======== Given data

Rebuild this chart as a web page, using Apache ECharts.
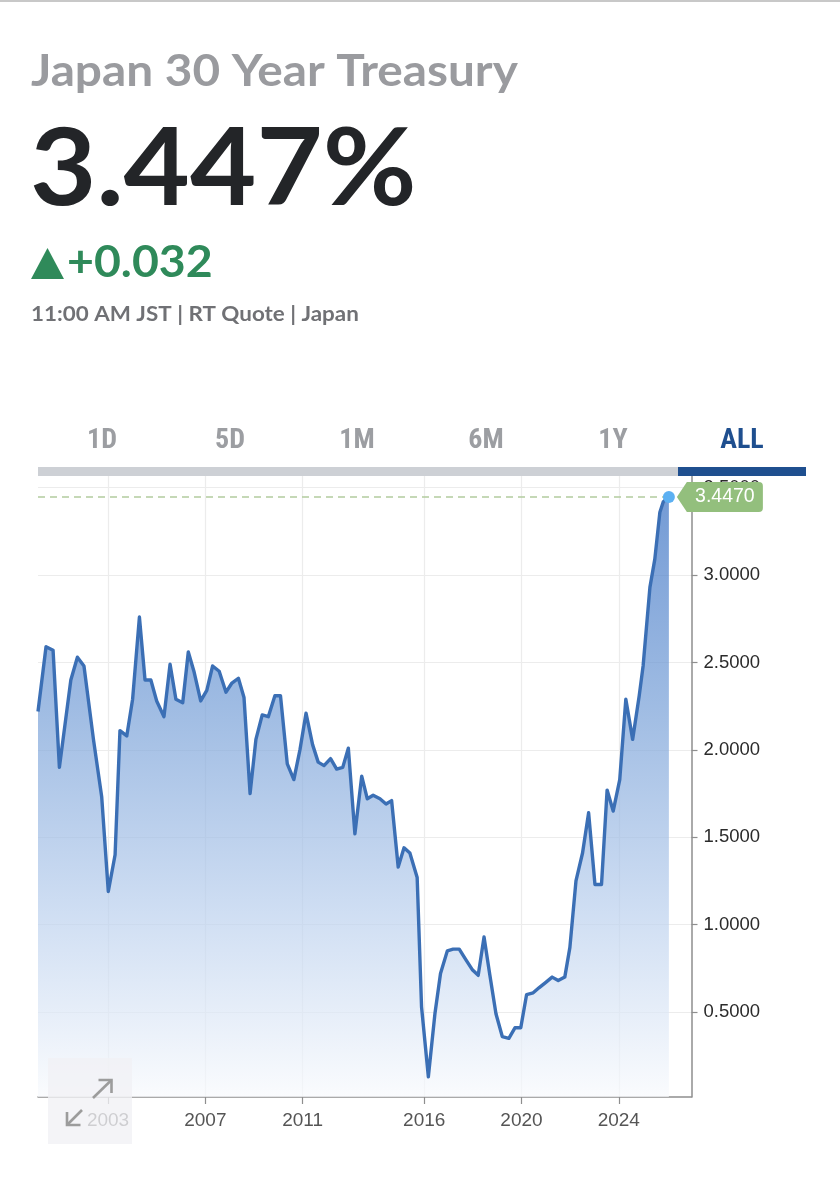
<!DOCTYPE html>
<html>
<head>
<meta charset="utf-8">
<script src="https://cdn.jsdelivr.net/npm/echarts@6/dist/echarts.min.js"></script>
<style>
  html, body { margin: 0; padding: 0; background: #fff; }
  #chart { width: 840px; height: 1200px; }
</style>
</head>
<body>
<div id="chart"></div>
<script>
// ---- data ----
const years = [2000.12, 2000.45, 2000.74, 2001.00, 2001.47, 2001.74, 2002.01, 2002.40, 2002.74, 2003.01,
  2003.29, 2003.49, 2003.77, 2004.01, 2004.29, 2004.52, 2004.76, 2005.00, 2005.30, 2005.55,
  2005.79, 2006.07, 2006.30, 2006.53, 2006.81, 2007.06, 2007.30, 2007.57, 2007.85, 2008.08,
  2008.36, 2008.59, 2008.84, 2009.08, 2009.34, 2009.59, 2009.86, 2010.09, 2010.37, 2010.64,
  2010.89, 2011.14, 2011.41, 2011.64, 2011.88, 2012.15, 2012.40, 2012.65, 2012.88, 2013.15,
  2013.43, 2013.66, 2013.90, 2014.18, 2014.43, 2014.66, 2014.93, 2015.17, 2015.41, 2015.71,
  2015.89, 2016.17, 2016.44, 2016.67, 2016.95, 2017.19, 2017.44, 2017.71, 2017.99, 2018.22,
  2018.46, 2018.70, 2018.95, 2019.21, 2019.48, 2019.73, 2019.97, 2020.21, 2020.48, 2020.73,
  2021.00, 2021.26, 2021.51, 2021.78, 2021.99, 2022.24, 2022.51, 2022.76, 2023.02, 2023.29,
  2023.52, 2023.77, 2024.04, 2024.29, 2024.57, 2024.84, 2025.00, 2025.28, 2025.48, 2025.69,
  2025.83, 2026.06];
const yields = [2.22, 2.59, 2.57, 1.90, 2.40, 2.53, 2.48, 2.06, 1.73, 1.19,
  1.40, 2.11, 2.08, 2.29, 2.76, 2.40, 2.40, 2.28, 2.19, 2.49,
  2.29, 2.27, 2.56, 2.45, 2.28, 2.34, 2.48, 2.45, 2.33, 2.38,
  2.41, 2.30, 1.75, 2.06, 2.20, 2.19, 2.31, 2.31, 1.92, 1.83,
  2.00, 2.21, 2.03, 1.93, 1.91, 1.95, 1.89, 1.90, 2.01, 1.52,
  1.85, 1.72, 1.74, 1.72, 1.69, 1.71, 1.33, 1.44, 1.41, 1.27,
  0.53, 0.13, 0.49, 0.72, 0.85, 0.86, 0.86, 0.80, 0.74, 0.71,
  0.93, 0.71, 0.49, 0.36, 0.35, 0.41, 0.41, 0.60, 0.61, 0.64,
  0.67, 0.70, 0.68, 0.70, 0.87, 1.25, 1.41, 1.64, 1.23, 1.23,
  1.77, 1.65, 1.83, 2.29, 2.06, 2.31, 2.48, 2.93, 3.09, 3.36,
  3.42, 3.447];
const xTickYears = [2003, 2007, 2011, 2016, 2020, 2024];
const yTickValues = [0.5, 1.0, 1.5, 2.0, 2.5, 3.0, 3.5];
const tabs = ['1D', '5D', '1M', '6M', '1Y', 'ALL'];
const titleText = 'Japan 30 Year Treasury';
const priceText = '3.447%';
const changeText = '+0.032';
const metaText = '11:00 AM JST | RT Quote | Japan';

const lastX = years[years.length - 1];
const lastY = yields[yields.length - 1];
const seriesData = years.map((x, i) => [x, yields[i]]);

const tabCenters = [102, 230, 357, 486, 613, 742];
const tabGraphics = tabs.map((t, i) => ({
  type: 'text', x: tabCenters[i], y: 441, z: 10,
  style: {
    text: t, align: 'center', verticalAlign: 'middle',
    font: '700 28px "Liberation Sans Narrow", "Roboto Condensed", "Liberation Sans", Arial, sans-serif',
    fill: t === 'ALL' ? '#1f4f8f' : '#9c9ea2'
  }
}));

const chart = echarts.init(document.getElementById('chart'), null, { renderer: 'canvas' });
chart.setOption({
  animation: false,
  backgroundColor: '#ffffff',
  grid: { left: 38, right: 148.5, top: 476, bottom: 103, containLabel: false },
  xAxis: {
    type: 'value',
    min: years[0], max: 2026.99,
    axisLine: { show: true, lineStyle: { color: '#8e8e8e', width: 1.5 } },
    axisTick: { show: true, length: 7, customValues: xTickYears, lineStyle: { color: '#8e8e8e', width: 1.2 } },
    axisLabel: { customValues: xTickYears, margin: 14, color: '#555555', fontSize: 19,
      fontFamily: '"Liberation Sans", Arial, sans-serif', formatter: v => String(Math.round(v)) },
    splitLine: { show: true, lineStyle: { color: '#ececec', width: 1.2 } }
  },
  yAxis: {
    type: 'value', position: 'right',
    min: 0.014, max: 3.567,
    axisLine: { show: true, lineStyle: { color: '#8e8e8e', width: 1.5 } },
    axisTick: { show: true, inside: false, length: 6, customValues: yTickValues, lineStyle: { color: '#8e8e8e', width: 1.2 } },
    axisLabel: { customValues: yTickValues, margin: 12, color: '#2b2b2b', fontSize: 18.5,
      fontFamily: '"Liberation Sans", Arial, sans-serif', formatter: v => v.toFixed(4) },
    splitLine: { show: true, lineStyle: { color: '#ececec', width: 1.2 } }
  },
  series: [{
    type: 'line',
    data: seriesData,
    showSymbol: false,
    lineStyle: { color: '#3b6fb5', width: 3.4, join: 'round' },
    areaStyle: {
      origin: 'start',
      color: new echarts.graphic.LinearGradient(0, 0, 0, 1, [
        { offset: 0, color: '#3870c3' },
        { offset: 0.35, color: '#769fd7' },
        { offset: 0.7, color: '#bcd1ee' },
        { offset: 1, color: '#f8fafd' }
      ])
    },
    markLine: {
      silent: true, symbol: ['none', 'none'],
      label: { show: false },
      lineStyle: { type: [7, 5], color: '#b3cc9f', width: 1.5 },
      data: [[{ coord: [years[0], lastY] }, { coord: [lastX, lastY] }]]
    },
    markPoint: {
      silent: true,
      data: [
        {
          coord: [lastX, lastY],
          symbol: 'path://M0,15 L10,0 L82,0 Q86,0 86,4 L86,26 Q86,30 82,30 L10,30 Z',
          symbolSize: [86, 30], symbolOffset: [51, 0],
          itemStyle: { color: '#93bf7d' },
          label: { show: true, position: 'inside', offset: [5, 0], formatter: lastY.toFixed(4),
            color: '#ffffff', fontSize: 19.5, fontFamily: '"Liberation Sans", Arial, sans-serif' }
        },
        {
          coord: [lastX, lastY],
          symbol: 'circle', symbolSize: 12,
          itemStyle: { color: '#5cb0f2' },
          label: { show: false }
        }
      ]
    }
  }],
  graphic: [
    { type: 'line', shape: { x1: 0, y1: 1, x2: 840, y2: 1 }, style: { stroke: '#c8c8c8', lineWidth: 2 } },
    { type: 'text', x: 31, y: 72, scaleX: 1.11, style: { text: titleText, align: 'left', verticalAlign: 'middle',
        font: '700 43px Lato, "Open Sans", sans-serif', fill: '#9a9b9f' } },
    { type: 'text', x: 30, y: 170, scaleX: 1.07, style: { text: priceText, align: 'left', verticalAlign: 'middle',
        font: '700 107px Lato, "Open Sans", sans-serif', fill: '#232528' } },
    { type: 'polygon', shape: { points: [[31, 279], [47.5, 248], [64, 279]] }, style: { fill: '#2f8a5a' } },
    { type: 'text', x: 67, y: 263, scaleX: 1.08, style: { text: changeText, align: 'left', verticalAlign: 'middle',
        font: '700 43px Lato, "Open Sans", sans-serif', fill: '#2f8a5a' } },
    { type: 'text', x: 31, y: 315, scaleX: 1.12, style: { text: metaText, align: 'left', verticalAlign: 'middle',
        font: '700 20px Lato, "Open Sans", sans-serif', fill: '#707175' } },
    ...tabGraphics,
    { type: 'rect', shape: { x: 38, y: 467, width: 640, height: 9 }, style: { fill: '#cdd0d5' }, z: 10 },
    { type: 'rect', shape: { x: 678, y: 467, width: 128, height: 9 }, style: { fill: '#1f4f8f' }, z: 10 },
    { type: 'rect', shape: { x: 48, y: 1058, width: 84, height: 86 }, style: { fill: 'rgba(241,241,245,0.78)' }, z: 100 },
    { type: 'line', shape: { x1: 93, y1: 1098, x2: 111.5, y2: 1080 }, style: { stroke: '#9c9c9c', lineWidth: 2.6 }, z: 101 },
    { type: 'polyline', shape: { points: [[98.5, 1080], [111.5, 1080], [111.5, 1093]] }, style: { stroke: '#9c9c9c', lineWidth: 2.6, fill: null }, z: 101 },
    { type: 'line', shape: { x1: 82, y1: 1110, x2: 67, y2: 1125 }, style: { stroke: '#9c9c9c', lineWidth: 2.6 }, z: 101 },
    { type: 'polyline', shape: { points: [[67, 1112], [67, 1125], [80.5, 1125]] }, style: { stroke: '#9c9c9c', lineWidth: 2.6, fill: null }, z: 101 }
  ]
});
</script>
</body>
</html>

================

## Instruction
Reproduce the material above exactly, first line through the line that contains "const metaText = '11:00", minus the pictures.

## Correct output
Rebuild this chart as a web page, using Apache ECharts.
<!DOCTYPE html>
<html>
<head>
<meta charset="utf-8">
<script src="https://cdn.jsdelivr.net/npm/echarts@6/dist/echarts.min.js"></script>
<style>
  html, body { margin: 0; padding: 0; background: #fff; }
  #chart { width: 840px; height: 1200px; }
</style>
</head>
<body>
<div id="chart"></div>
<script>
// ---- data ----
const years = [2000.12, 2000.45, 2000.74, 2001.00, 2001.47, 2001.74, 2002.01, 2002.40, 2002.74, 2003.01,
  2003.29, 2003.49, 2003.77, 2004.01, 2004.29, 2004.52, 2004.76, 2005.00, 2005.30, 2005.55,
  2005.79, 2006.07, 2006.30, 2006.53, 2006.81, 2007.06, 2007.30, 2007.57, 2007.85, 2008.08,
  2008.36, 2008.59, 2008.84, 2009.08, 2009.34, 2009.59, 2009.86, 2010.09, 2010.37, 2010.64,
  2010.89, 2011.14, 2011.41, 2011.64, 2011.88, 2012.15, 2012.40, 2012.65, 2012.88, 2013.15,
  2013.43, 2013.66, 2013.90, 2014.18, 2014.43, 2014.66, 2014.93, 2015.17, 2015.41, 2015.71,
  2015.89, 2016.17, 2016.44, 2016.67, 2016.95, 2017.19, 2017.44, 2017.71, 2017.99, 2018.22,
  2018.46, 2018.70, 2018.95, 2019.21, 2019.48, 2019.73, 2019.97, 2020.21, 2020.48, 2020.73,
  2021.00, 2021.26, 2021.51, 2021.78, 2021.99, 2022.24, 2022.51, 2022.76, 2023.02, 2023.29,
  2023.52, 2023.77, 2024.04, 2024.29, 2024.57, 2024.84, 2025.00, 2025.28, 2025.48, 2025.69,
  2025.83, 2026.06];
const yields = [2.22, 2.59, 2.57, 1.90, 2.40, 2.53, 2.48, 2.06, 1.73, 1.19,
  1.40, 2.11, 2.08, 2.29, 2.76, 2.40, 2.40, 2.28, 2.19, 2.49,
  2.29, 2.27, 2.56, 2.45, 2.28, 2.34, 2.48, 2.45, 2.33, 2.38,
  2.41, 2.30, 1.75, 2.06, 2.20, 2.19, 2.31, 2.31, 1.92, 1.83,
  2.00, 2.21, 2.03, 1.93, 1.91, 1.95, 1.89, 1.90, 2.01, 1.52,
  1.85, 1.72, 1.74, 1.72, 1.69, 1.71, 1.33, 1.44, 1.41, 1.27,
  0.53, 0.13, 0.49, 0.72, 0.85, 0.86, 0.86, 0.80, 0.74, 0.71,
  0.93, 0.71, 0.49, 0.36, 0.35, 0.41, 0.41, 0.60, 0.61, 0.64,
  0.67, 0.70, 0.68, 0.70, 0.87, 1.25, 1.41, 1.64, 1.23, 1.23,
  1.77, 1.65, 1.83, 2.29, 2.06, 2.31, 2.48, 2.93, 3.09, 3.36,
  3.42, 3.447];
const xTickYears = [2003, 2007, 2011, 2016, 2020, 2024];
const yTickValues = [0.5, 1.0, 1.5, 2.0, 2.5, 3.0, 3.5];
const tabs = ['1D', '5D', '1M', '6M', '1Y', 'ALL'];
const titleText = 'Japan 30 Year Treasury';
const priceText = '3.447%';
const changeText = '+0.032';
const metaText = '11:00 AM JST | RT Quote | Japan';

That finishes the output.